Prof. Business realizes she is entering the last third of her career and is considering retirement in 12 years. She is in a self-managed defined contribution pension plan and through automatic payroll deduction and University matching both based on mandated percentages of her salary $1250/month is currently deposited into her pension plan. Due to the lack of recent raises at her public university, she doesn't plan on these monthly contributions increasing much if any over the next 12 years. Prof. Business currently has $500,000 in her pension plan account and is somewhat concerned if this along with her mandated future $1250 monthly deposits will adequately fund her retirement in 12 years. She is considering supplementing her pension plan by having automatic additional monthly deposits deducted into a 403c retirement plan which is like a 401k plan for employees of non-profit organizations like public universities. She is comfortable that this 403c plan since it has the same investment management companies and investment options as her current pension plan and it also has a Roth option where she won't get a tax break for her deposits but her retirement withdrawals will be tax free. Prof. Business has a monthly deposit amount in mind, but wants your help in trying to figure out if this amount will be adequate. Given her current pension plan portfolio investment mix, she estimates a nominal annual expected return of 7.2% which translates to a 0.6% monthly expected return.

1. Prof. Business is considering having $900/month, which is about 10% of her monthly gross (pre-tax) salary deducted and deposited into the 403c for the next 12 years. This is addition to the $500,000 already in her pension plan today and the estimated $1250 monthly deposits into her current pension plan. What is the expected total value of Prof. Business' retirement accounts after making end of the month deposits of $2150 for 10 years on top of her current retirement savings of $500,000 at her expected monthly return?

2. Prof. Business estimates she will live for 23 years after her planned retirement in 12 years and wants a monthly retirement annuity with the withdrawals at the end of each month once she retires. What is her expected monthly retirement income using your answer from #1 and assuming she will continue to earn her expected monthly return after retirement?

3. Upon hearing the amount of this monthly retirement annuity, Prof. Business is happy with this figure because it's higher her current pre-tax income. However, she wonders if her expected monthly investment return is too optimistic and wants to change it to a 6% nominal annual rate, or 0.5% per month before and after retirement. Also, she wants a monthly income of $11,000 once she retires (for 23 years). How much extra above her estimated mandated $1250 monthly pension plan amount would Prof. Business need to deposit monthly into the 403c plan over the next 12 years to fund this retirement income goal?

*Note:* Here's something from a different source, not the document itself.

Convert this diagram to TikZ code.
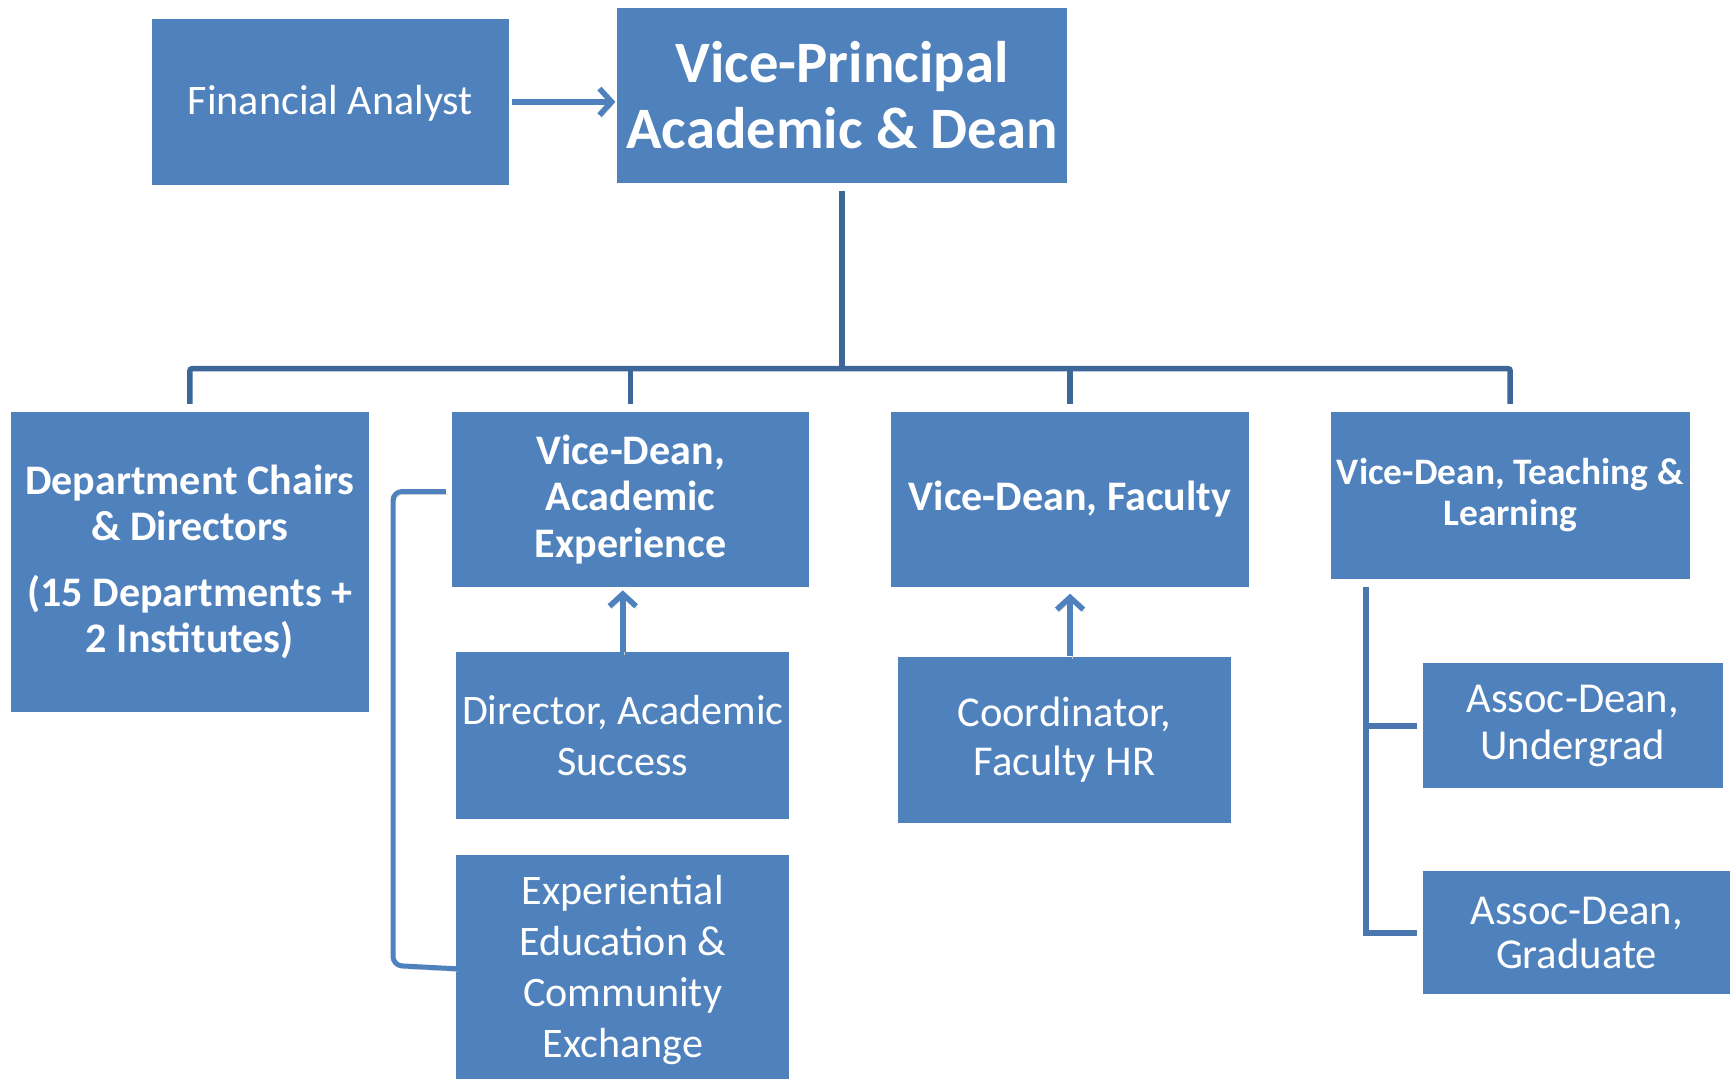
\documentclass[tikz,border=0pt]{standalone}
\usepackage{fontspec}
\setmainfont{Carlito}
\usetikzlibrary{arrows.meta}
\definecolor{boxblue}{HTML}{4F81BD}
\definecolor{treeblue}{HTML}{3E6799}
\definecolor{brblue}{HTML}{4A77B0}
\begin{document}
\begin{tikzpicture}[x=1pt,y=-1pt,
  orgbox/.style={fill=boxblue, text=white, inner sep=0pt, align=center, anchor=center},
  regtext/.style={font=\fontsize{38}{46}\selectfont},
  boldtext/.style={font=\fontsize{38}{42}\selectfont\bfseries},
  shadowed/.style={preaction={draw=black!22, transform canvas={shift={(1.5pt,-2.5pt)}}}},
  tree/.style={draw=treeblue, line width=5pt},
  rbr/.style={draw=brblue, line width=5pt},
  lbr/.style={draw=boxblue, line width=4.5pt, rounded corners=8pt, shadowed},
  arr/.style={draw=boxblue, line width=5pt, shadowed, -{Straight Barb[length=11pt,width=24pt,line width=5pt]}}
]
\useasboundingbox (0,0) rectangle (1568,973.7);
\clip (0,0) rectangle (1568,973.7);

\node[orgbox, regtext, minimum width=323pt, minimum height=150pt, text depth=3pt] (fa) at (298.5,92) {Financial Analyst};
\node[orgbox, font=\fontsize{53}{59}\selectfont\bfseries, minimum width=407pt, minimum height=158pt] (vp) at (760.5,86) {Vice-Principal\\Academic \& Dean};
\node[orgbox, boldtext, minimum width=323pt, minimum height=271pt] (dc) at (171.5,507.5) {Department Chairs\\\& Directors\\[17pt](15 Departments +\\2 Institutes)};
\node[orgbox, boldtext, minimum width=323pt, minimum height=158pt] (ae) at (569.5,451) {Vice-Dean,\\Academic\\Experience};
\node[orgbox, boldtext, minimum width=323pt, minimum height=158pt] (fac) at (966.5,451) {Vice-Dean, Faculty};
\node[orgbox, font=\fontsize{33.8}{37}\selectfont\bfseries, minimum width=324pt, minimum height=151pt] (tl) at (1364,447.5) {Vice-Dean, Teaching \&\\Learning};
\node[orgbox, regtext, minimum width=301pt, minimum height=151pt] (dir) at (562.5,664.5) {Director, Academic\\Success};
\node[orgbox, regtext, minimum width=301pt, minimum height=208pt] (exp) at (562.5,876) {Experiential\\Education \&\\Community\\Exchange};
\node[orgbox, font=\fontsize{38.4}{45}\selectfont, minimum width=301pt, minimum height=150pt] (coord) at (961.5,668) {Coordinator,\\Faculty HR};
\node[orgbox, font=\fontsize{38.5}{42}\selectfont, minimum width=271pt, minimum height=113pt] (ug) at (1420.5,655.5) {Assoc-Dean,\\Undergrad};
\node[orgbox, font=\fontsize{38.5}{40}\selectfont, minimum width=278pt, minimum height=111pt] (gr) at (1424,842.5) {Assoc-Dean,\\Graduate};

\coordinate (bus) at (761,333);
\coordinate (lbx) at (355,0);
\coordinate (rbx) at (1234,0);

% tree from the Vice-Principal
\draw[tree] ([yshift=-7pt]vp.south) -- (vp.south |- bus);
\draw[tree, rounded corners=2pt] ([yshift=7pt]dc.north) -- (dc.north |- bus) -- (tl.north |- bus) -- ([yshift=7pt]tl.north);
\draw[tree] (ae.north |- bus) -- ([yshift=7pt]ae.north);
\draw[tree] (fac.north |- bus) -- ([yshift=7pt]fac.north);

% arrows
\draw[arr] ([xshift=2pt]fa.east) -- ([xshift=-1pt]fa.east -| vp.west);
\draw[arr] (dir.north) -- ([yshift=-3pt]dir.north |- ae.south);
\draw[arr] (fac.south |- coord.north) -- ([yshift=-6pt]fac.south);

% left bracket
\draw[lbr] ([xshift=-5pt,yshift=7pt]ae.west) -- ([yshift=7pt]lbx |- ae.west) -- ([yshift=4pt]lbx |- exp.west) -- ([yshift=1pt]exp.west);

% right bracket
\draw[rbr] ([yshift=-7pt]rbx |- tl.south) -- (rbx |- gr.west) -- ([xshift=-5pt]gr.west);
\draw[rbr] (rbx |- ug.west) -- ([xshift=-5pt]ug.west);
\end{tikzpicture}
\end{document}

4. Prof. Business feels like the required 403c monthly deposit is too much of a financial stretch for her and wants you to re-figure her potential monthly retirement income using the same investment rate assumptions as #3 (6% nominal annual rate, 0.5% monthly rate before and after retirement), but with the following deposit assumptions. One, she thinks she can deposit an extra $200/month into the 403c plan for a monthly deposit of $1100 into the 403c plan for the next 12 years which makes for a total monthly deposit of $2350 the upcoming year. Also, she thinks her salary and her mandated monthly pension plan deposit will increase 2% annually from the current monthly deposit of $1250 this upcoming year (deposits 1-12). For example, her mandated monthly pension plan deposit for year 2 (deposits 13-24) will be $1275 and will increase 2% each year until retirement. This will be in addition to the flat $1100 deposit into the 403C plan. Also remember these monthly deposits are on top of the $500,000 Prof. Business has invested today. Answer the following.

a. How much will Prof. Business have at retirement under these assumptions?

b. What will Prof. Business' monthly retirement withdrawal be for 23 years once she retires?